──────── SOURCE DATA ────────

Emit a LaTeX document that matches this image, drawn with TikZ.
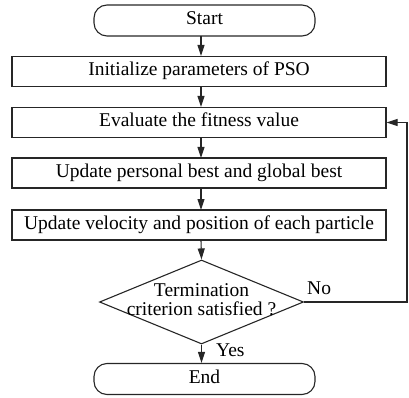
\documentclass[tikz,border=0pt]{standalone}
\usepackage{fontspec}
\setmainfont{Liberation Serif}
\usetikzlibrary{shapes.geometric,arrows.meta}
\begin{document}
\begin{tikzpicture}[x=1pt,y=-1pt,
  every node/.style={font=\fontsize{19.5}{18}\selectfont, text height=13pt, text depth=4pt},
  procbox/.style={draw=black!85, line width=1.1pt, minimum width=374pt, minimum height=30pt, inner sep=0pt},
  termbox/.style={draw=black!85, line width=1.1pt, rounded corners=13pt, minimum width=221pt, minimum height=31pt, inner sep=0pt},
  decbox/.style={draw=black!85, line width=1.1pt, diamond, aspect=2.43, minimum width=204pt, minimum height=84pt, inner sep=0pt},
  flow/.style={draw=black!85, line width=1.1pt, -{Triangle[length=11pt,width=7pt]}},
  plain/.style={draw=black!85, line width=1.1pt}
]
\useasboundingbox (0,0) rectangle (409,398);
\node[termbox] (start) at (204.5,20.5) {Start};
\node[procbox] (init) at (199,71.5) {Initialize parameters of PSO};
\node[procbox] (eval) at (199,122.5) {Evaluate the fitness value};
\node[procbox] (pbest) at (199,173) {Update personal best and global best};
\node[procbox] (vel) at (199,225) {Update velocity and position of each particle};
\node[decbox] (dec) at (201.5,302) {};
\node[align=center, font=\fontsize{19.5}{19}\selectfont, text height=, text depth=, inner sep=0pt] (dectext) at (201.5,300) {Termination\\criterion satisfied ?};
\node[termbox] (end) at (204.5,379) {End};
\coordinate (c1) at (407,302);
\coordinate (c2) at (407,122.5);
\draw[flow] (201,36) -- (201,56);
\draw[flow] (201,87) -- (201,107);
\draw[flow] (201,138) -- (201,158);
\draw[flow] (201,188) -- (201,210);
\draw[flow] (201,240) -- (dec.north);
\draw[flow] (dec.south) -- (end.north -| dec.south);
\draw[plain] (dec.east) -- (c1) -- (c2);
\draw[flow] (c2) -- (eval.east);
\node[anchor=south west, inner sep=0pt] (no) at (307,299) {No};
\node[anchor=west, inner sep=0pt] (yes) at (216,352) {Yes};
\end{tikzpicture}
\end{document}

────────

=== TASK DIRECTIONS ===
Without the pictures, retype the whole of the material above exactly.

=== RESPONSE TO THE TASK ===
Emit a LaTeX document that matches this image, drawn with TikZ.
\documentclass[tikz,border=0pt]{standalone}
\usepackage{fontspec}
\setmainfont{Liberation Serif}
\usetikzlibrary{shapes.geometric,arrows.meta}
\begin{document}
\begin{tikzpicture}[x=1pt,y=-1pt,
  every node/.style={font=\fontsize{19.5}{18}\selectfont, text height=13pt, text depth=4pt},
  procbox/.style={draw=black!85, line width=1.1pt, minimum width=374pt, minimum height=30pt, inner sep=0pt},
  termbox/.style={draw=black!85, line width=1.1pt, rounded corners=13pt, minimum width=221pt, minimum height=31pt, inner sep=0pt},
  decbox/.style={draw=black!85, line width=1.1pt, diamond, aspect=2.43, minimum width=204pt, minimum height=84pt, inner sep=0pt},
  flow/.style={draw=black!85, line width=1.1pt, -{Triangle[length=11pt,width=7pt]}},
  plain/.style={draw=black!85, line width=1.1pt}
]
\useasboundingbox (0,0) rectangle (409,398);
\node[termbox] (start) at (204.5,20.5) {Start};
\node[procbox] (init) at (199,71.5) {Initialize parameters of PSO};
\node[procbox] (eval) at (199,122.5) {Evaluate the fitness value};
\node[procbox] (pbest) at (199,173) {Update personal best and global best};
\node[procbox] (vel) at (199,225) {Update velocity and position of each particle};
\node[decbox] (dec) at (201.5,302) {};
\node[align=center, font=\fontsize{19.5}{19}\selectfont, text height=, text depth=, inner sep=0pt] (dectext) at (201.5,300) {Termination\\criterion satisfied ?};
\node[termbox] (end) at (204.5,379) {End};
\coordinate (c1) at (407,302);
\coordinate (c2) at (407,122.5);
\draw[flow] (201,36) -- (201,56);
\draw[flow] (201,87) -- (201,107);
\draw[flow] (201,138) -- (201,158);
\draw[flow] (201,188) -- (201,210);
\draw[flow] (201,240) -- (dec.north);
\draw[flow] (dec.south) -- (end.north -| dec.south);
\draw[plain] (dec.east) -- (c1) -- (c2);
\draw[flow] (c2) -- (eval.east);
\node[anchor=south west, inner sep=0pt] (no) at (307,299) {No};
\node[anchor=west, inner sep=0pt] (yes) at (216,352) {Yes};
\end{tikzpicture}
\end{document}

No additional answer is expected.